Cars were whizzing by like flies. Luckily, however, I had fallen down a manhole, and I waited patiently until the light changed and the traffic stopped, before I stuck my head out to see where I had landed.

I climbed up, and then something came charging at me and tackled me toward the sidewalk. "Don't do it, I'll save you," the voice yelled as we flew through the air.

I looked up and saw a helmeted football player. He brushed off his shirt, and I noticed it said "ANGELS."

"I'm your left-guardian angel," he beamed. "I saved you. It's an OK life, you know."

"Isn't that supposed to be 'wonderful'?" I grumbled, brushing off my own clothes.

"That's a different story. Isn't it?" he whimpered.

The football player looked confused, and pulled out a book from under the padding. He carefully thumbed through the pages.

"Okay, here we are...Oops," he gasped, and dashed over to the phone booth at the corner.

I watched as he tore off his football uniform and emerged with a jacket and tie, and a white collar.

"The Lord hath saved you, and you must repent," he boomed.

Just then a chorus bellowed, "Hallelujah," above me.
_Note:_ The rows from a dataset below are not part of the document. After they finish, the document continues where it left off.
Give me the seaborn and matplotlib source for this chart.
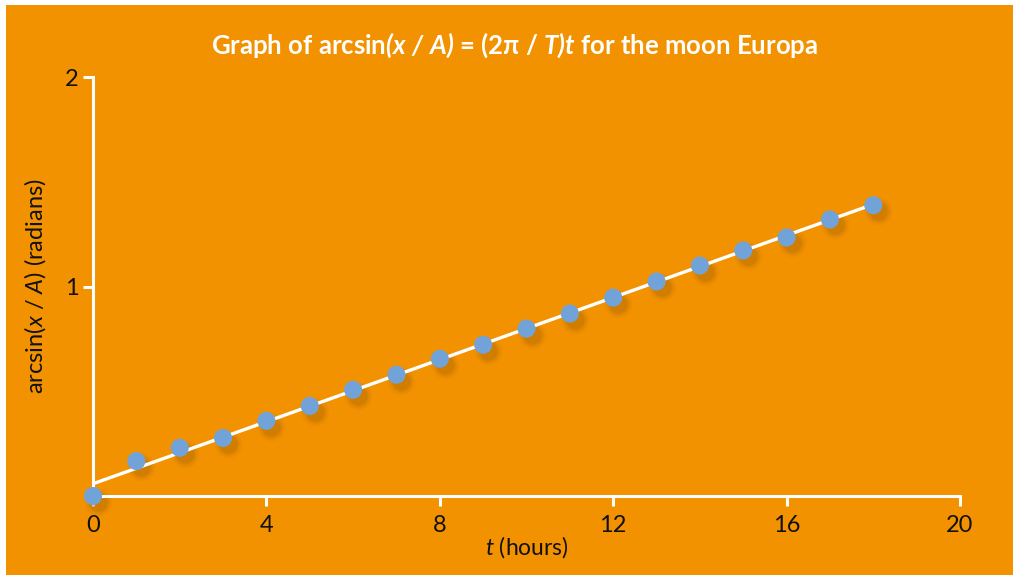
import matplotlib
matplotlib.use("Agg")
import matplotlib.pyplot as plt
import matplotlib.transforms as mtransforms
from matplotlib.patches import Rectangle
import numpy as np
import pandas as pd
import seaborn as sns

# hours and arcsin(x/A)
hours = [0, 1, 2, 3, 4, 5, 6, 7, 8, 9, 10, 11, 12, 13, 14, 15, 16, 17, 18]
angle = [0.0, 0.167, 0.23, 0.277, 0.359, 0.43, 0.507, 0.579, 0.655, 0.722,
         0.799, 0.871, 0.947, 1.024, 1.10, 1.172, 1.234, 1.32, 1.388]
x_ticks = [0, 4, 8, 12, 16, 20]
y_ticks = [1, 2]

orange = "#F39200"
blue = "#72A3D8"

sns.set_style("ticks")
plt.rcParams["font.family"] = ["Lato", "DejaVu Sans"]
plt.rcParams["mathtext.fontset"] = "custom"
plt.rcParams["mathtext.rm"] = "Lato"
plt.rcParams["mathtext.it"] = "Lato:italic"
plt.rcParams["mathtext.bf"] = "Lato:bold"
plt.rcParams["mathtext.bfit"] = "Lato:bold:italic"

df = pd.DataFrame({"t": hours, "angle": angle})

fig = plt.figure(figsize=(10.13, 5.75), dpi=100, facecolor="white")
fig.patches.append(Rectangle((6 / 1013, 0), 1, 1 - 5 / 575, transform=fig.transFigure,
                             facecolor=orange, edgecolor="none", zorder=-10))
ax = fig.add_axes([93 / 1013, 79 / 575, 867 / 1013, 419 / 575])
ax.set_facecolor("none")

# soft shadows under the dots
for s, a in [(420, 0.03), (340, 0.04), (270, 0.06), (210, 0.08), (160, 0.10)]:
    off = mtransforms.ScaledTranslation(5 / 100, -6 / 100, fig.dpi_scale_trans)
    ax.scatter(hours, angle, s=s, color="#7a4a00", alpha=a, linewidths=0,
               transform=ax.transData + off, zorder=1, clip_on=False)

sns.regplot(data=df, x="t", y="angle", scatter=False, ci=None, ax=ax,
            line_kws=dict(color="white", lw=2.4, zorder=2))
sns.scatterplot(data=df, x="t", y="angle", s=170, color=blue, edgecolor="none",
                ax=ax, zorder=3, clip_on=False)

ax.set_xlim(0, 20)
ax.set_ylim(0, 2)
ax.set_xticks(x_ticks)
ax.set_yticks(y_ticks)
for side in ["top", "right"]:
    ax.spines[side].set_visible(False)
for side in ["left", "bottom"]:
    ax.spines[side].set_color("white")
    ax.spines[side].set_linewidth(2.2)
ax.tick_params(colors="white", width=2.2, length=7, labelcolor="#111111",
               labelsize=17)
ax.tick_params(axis="x", pad=7)

ax.set_xlabel(r"$t$ (hours)", fontsize=16.5, color="#111111", labelpad=-2)
ax.set_ylabel(r"arcsin($x$ / $A$) (radians)", fontsize=17, color="#111111", labelpad=12)

fig.text(515 / 1013, 1 - 45 / 575,
         r"Graph of arcsin$\mathbfit{(x\ /\ A)}$ = (2π / $\mathbfit{T)t}$ for the moon Europa",
         ha="center", va="center", color="white", fontsize=18.5, fontweight="bold")

fig.savefig("out.png", dpi=100, facecolor="white")
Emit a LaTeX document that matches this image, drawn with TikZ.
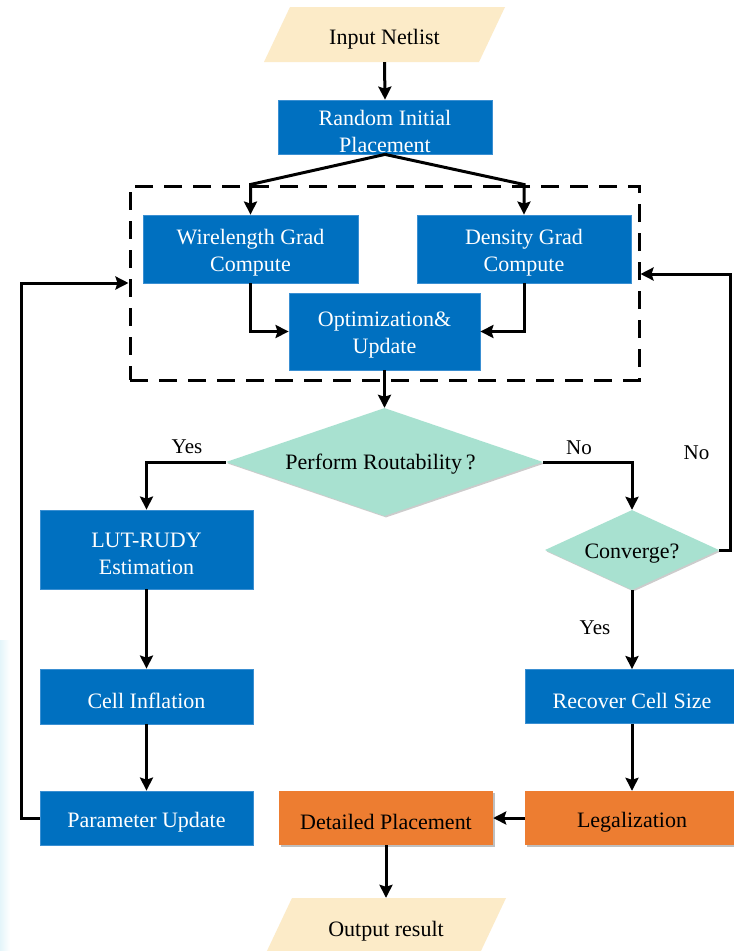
\documentclass[tikz,border=0pt]{standalone}
\usepackage{fontspec}
\setmainfont{Liberation Serif}
\usetikzlibrary{arrows.meta,shapes.geometric,calc,shadows}

\definecolor{stepblue}{HTML}{0070C0}
\definecolor{stepedge}{HTML}{3A8FD2}
\definecolor{finalorange}{HTML}{ED7D31}
\definecolor{ioCream}{HTML}{FCEBC8}
\definecolor{testMint}{HTML}{A8E1D0}
\definecolor{edgeTint}{HTML}{E4F5FA}

\begin{document}
\begin{tikzpicture}[x=1pt,y=-1pt,
  every node/.style={font=\fontsize{22}{27}\selectfont, inner sep=0pt, align=center},
  % box captions sit a little below the geometric centre
  whitecap/.style={text=white, yshift=-4pt},
  blackcap/.style={text=black, yshift=-4pt},
  bluebox/.style={rectangle, fill=stepblue, draw=stepedge, line width=0.8pt,
    minimum width=214pt, minimum height=54pt},
  orangebox/.style={rectangle, fill=finalorange,
    minimum width=214pt, minimum height=54pt,
    drop shadow={shadow xshift=1.5pt, shadow yshift=-1.5pt, fill=black, opacity=0.25}},
  decision/.style={diamond, fill=testMint,
    drop shadow={shadow xshift=1.5pt, shadow yshift=-1.5pt, fill=black, opacity=0.2}},
  iobox/.style={rectangle, minimum width=214pt, minimum height=55pt},
  loopframe/.style={rectangle, draw=black, line width=3pt,
    dash pattern=on 18pt off 11pt, minimum width=509pt, minimum height=194pt},
  flow/.style={line width=3pt, -{Stealth[length=13pt,width=13pt,inset=2pt]}},
  tag/.style={font=\fontsize{21}{25}\selectfont, text=black},
]
\clip (0,0) rectangle (734,951);
\fill[white] (0,0) rectangle (734,951);
% faint tint along the left margin
\fill[left color=edgeTint, right color=white] (0,640) rectangle (10,951);

% input / output parallelograms
\fill[ioCream] (264,62) -- (290,7) -- (505,7) -- (479,62) -- cycle;
\node[iobox, label={[blackcap, yshift=-1pt]center:Input Netlist}] (inp) at (384.5,34.5) {};
\fill[ioCream] (266,953) -- (292,898) -- (506,898) -- (480,953) -- cycle;
\node[iobox, label={[blackcap, yshift=-2pt]center:Output result}] (out) at (386,925.5) {};

% global placement steps
\node[bluebox, label={[whitecap]center:{Random Initial\\Placement}}] (rnd) at (385,127) {};
\node[loopframe] (loop) at (384.5,283) {};
\node[bluebox, minimum width=215pt, minimum height=68pt,
  label={[whitecap]center:{Wirelength Grad\\Compute}}] (wl) at (250.5,249) {};
\node[bluebox, minimum height=68pt,
  label={[whitecap]center:{Density Grad\\Compute}}] (dg) at (524,249) {};
\node[bluebox, minimum width=191pt, minimum height=77pt,
  label={[whitecap]center:{Optimization\&\\Update}}] (opt) at (384.5,331.5) {};

% decisions
\node[decision, minimum width=317pt, minimum height=108pt, aspect=2.93,
  label={[blackcap, yshift=2pt, xshift=-4pt]center:{Perform Routability\,?}}] (perf) at (384.5,462) {};
\node[decision, minimum width=174pt, minimum height=80pt, aspect=2.17,
  label={[blackcap]center:Converge?}] (conv) at (632,550) {};

% routability branch
\node[bluebox, minimum width=213pt, minimum height=79pt,
  label={[whitecap]center:{LUT-RUDY\\Estimation}}] (lut) at (146.5,549.5) {};
\node[bluebox, minimum width=213pt, minimum height=55pt,
  label={[whitecap]center:Cell Inflation}] (infl) at (146.5,696.5) {};
\node[bluebox, minimum width=213pt,
  label={[whitecap]center:Parameter Update}] (par) at (146.5,818) {};

% finishing steps
\node[bluebox, label={[whitecap]center:Recover Cell Size}] (rec) at (632,696.5) {};
\node[orangebox, label={[blackcap]center:Legalization}] (leg) at (632,818) {};
\node[orangebox, label={[blackcap]center:Detailed Placement}] (det) at (386,818) {};

% connectors
\draw[flow] (inp.south) -- (rnd.north);
\draw[flow] (rnd.south) -- (wl.north |- loop.north) -- (wl.north);
\draw[flow] (rnd.south) -- (dg.north |- loop.north) -- (dg.north);
\draw[flow] (wl.south) |- (opt.west);
\draw[flow] (dg.south) |- (opt.east);
\draw[flow] (opt.south) -- (perf.north);
\draw[flow] (perf.west) -| (lut.north);
\draw[flow] (perf.east) -| (conv.north);
\draw[flow] (lut.south) -- (infl.north);
\draw[flow] (infl.south) -- (par.north);
\draw[flow] (par.west) -- ++(-18,0) |- (loop.west);
\draw[flow] (conv.east) -- ++(11,0) |- ($(loop.east)+(0,-9)$);
\draw[flow] (conv.south) -- (rec.north);
\draw[flow] (rec.south) -- (leg.north);
\draw[flow] (leg.west) -- (det.east);
\draw[flow] (det.south) -- (out.north);

% branch labels
\node[tag] (yesA) at (187,447) {Yes};
\node[tag] (noA) at (579,447.5) {No};
\node[tag] (noB) at (696.5,452.5) {No};
\node[tag] (yesB) at (595,628) {Yes};
\end{tikzpicture}
\end{document}
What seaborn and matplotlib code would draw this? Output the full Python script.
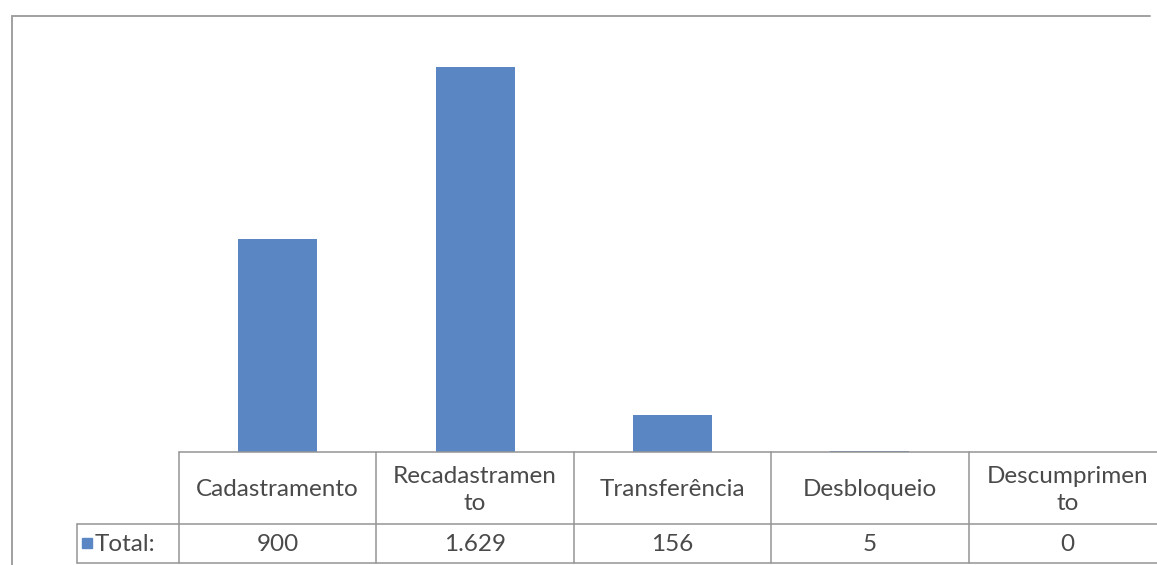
import matplotlib
matplotlib.use("Agg")
import matplotlib.pyplot as plt
import seaborn as sns
import pandas as pd
from matplotlib.lines import Line2D
from matplotlib.patches import Rectangle

categories = ["Cadastramento", "Recadastramento", "Transferência", "Desbloqueio", "Descumprimento"]
header_labels = ["Cadastramento", "Recadastramen\nto", "Transferência", "Desbloqueio", "Descumprimen\nto"]
values = [900, 1629, 156, 5, 0]
value_labels = ["900", "1.629", "156", "5", "0"]
series_name = "Total:"

sns.set_theme(style="white")
plt.rcParams["font.family"] = ["Lato", "DejaVu Sans"]

W, H = 1157, 565
fig = plt.figure(figsize=(W / 100, H / 100), dpi=100)
fig.patch.set_facecolor("white")

bar_color = "#5a87c3"
line_color = "#959595"
text_color = "#4a4a4a"

# geometry in pixels
tab_left = 179
col_w = 197.4
plot_top = 15
header_top = 452
row_mid = 524
tab_bottom = 563
leg_left = 77

ax = fig.add_axes([tab_left / W, (H - header_top) / H, 5 * col_w / W, (header_top - plot_top) / H])
df = pd.DataFrame({"cat": categories, "val": values})
sns.barplot(data=df, x="cat", y="val", color=bar_color, width=0.4, saturation=1, ax=ax, edgecolor="none")
ax.set_xlim(-0.5, 4.5)
ax.set_ylim(0, 1849)
ax.axis("off")

# overlay axes in pixel coordinates for frame and data table
ov = fig.add_axes([0, 0, 1, 1], zorder=5)
ov.set_xlim(0, W)
ov.set_ylim(H, 0)
ov.axis("off")
ov.patch.set_alpha(0)

def hline(y, x0, x1, c=line_color, lw=1.1):
    ov.add_line(Line2D([x0, x1], [y, y], color=c, lw=lw))

def vline(x, y0, y1, c=line_color, lw=1.1):
    ov.add_line(Line2D([x, x], [y0, y1], color=c, lw=lw))

# outer chart frame (partially visible)
hline(16, 12, 1150, c="#a0a0a0", lw=1.4)
vline(12, 16, 565, c="#a0a0a0", lw=1.4)

# table grid
hline(header_top, tab_left, W)
hline(row_mid, leg_left, W)
hline(tab_bottom, leg_left, W)
vline(leg_left, row_mid, tab_bottom)
for i in range(len(categories)):
    vline(tab_left + i * col_w, header_top, tab_bottom)

fs = 17.5
for i, (lab, vl) in enumerate(zip(header_labels, value_labels)):
    cx = tab_left + (i + 0.5) * col_w
    ov.text(cx, (header_top + row_mid) / 2 + 2, lab, ha="center", va="center",
            fontsize=fs, color=text_color, linespacing=1.35)
    ov.text(cx, (row_mid + tab_bottom) / 2 + 1, vl, ha="center", va="center",
            fontsize=fs, color=text_color)

# legend key cell
ov.add_patch(Rectangle((82, 538), 10, 10, color=bar_color))
ov.text(95, (row_mid + tab_bottom) / 2 + 1, series_name, ha="left", va="center",
        fontsize=fs, color=text_color)

fig.savefig("out.png", dpi=100)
As I looked up I saw a dozen cheerleaders with their pom-poms waving out of the windows above. "Hallelujah, Hallelujah..." they sang again. Then turning somewhere past me, they all started waving, "HI MOM!"

They popped back inside, and I turned to the Reverend who was busy thumbing through his book.

"I thought you saved me," I sighed finally.

"Yeah. I did, didn't I...Hmm. They must have given me the wrong lines," he sniffled, and he started to cry.

As he cried he began to melt, until there was a mouse standing in a suit and tie, squeaking that they must have given him the wrong book.

"CUT! CUT! CUT!" the Director yelled, and his cart lowered down onto the sidewalk on a crane. The cameras pulled in for a close-up of the mouse.

"Billy, Billy," the Director sighed, and he scooped up the mouse. He turned and sneered at me. "You again!" He slapped his head, rolled his eyes, and realized Billy was now stuck to his forehead.

He peeled the mouse off, and called for makeup. "Billy, you've got to stop thinking so small," the Director urged, and some pretty stagehands wheeled out a tire inflator and started inflating his ego.

The whole group headed down the block, trying to help Billy to get back to his old self, and I turned to the cameraman, trying to find out what was going on.

"LUNCH BREAK!" a voice boomed, and faces flashed all around me as the street and cars and buildings were carted away, and I was left all alone sitting in a spider web in the corner of an empty set.

I pulled the glasses out of my pocket to get a better view of where my dream had now taken me. But the lenses were broken and they fell out towards the ground. I put the lensless glasses on anyway, and looking down I noticed that not only had the set disappeared, but the floor was gone as well. I watched the lenses fall and fall and fall until they had picked up so much acceleration that they just burst into flames.

The fire was pretty far down, but it wouldn't go out, and although it was far enough down that I knew the flames couldn't reach me, I started to feel pretty hot. The sweat was dripping off my forehead, and the saltiness stung my eyes.

I tried to climb up the web a little, and then I noticed a spider.

The hairy thing was crawling toward me, and it licked its lips and smiled as it nimbly crept forward. I held my breath as it opened its fanged mouth, about to gobble me up, and looking down at the fire below, I let go of the thread and fell into the abyss.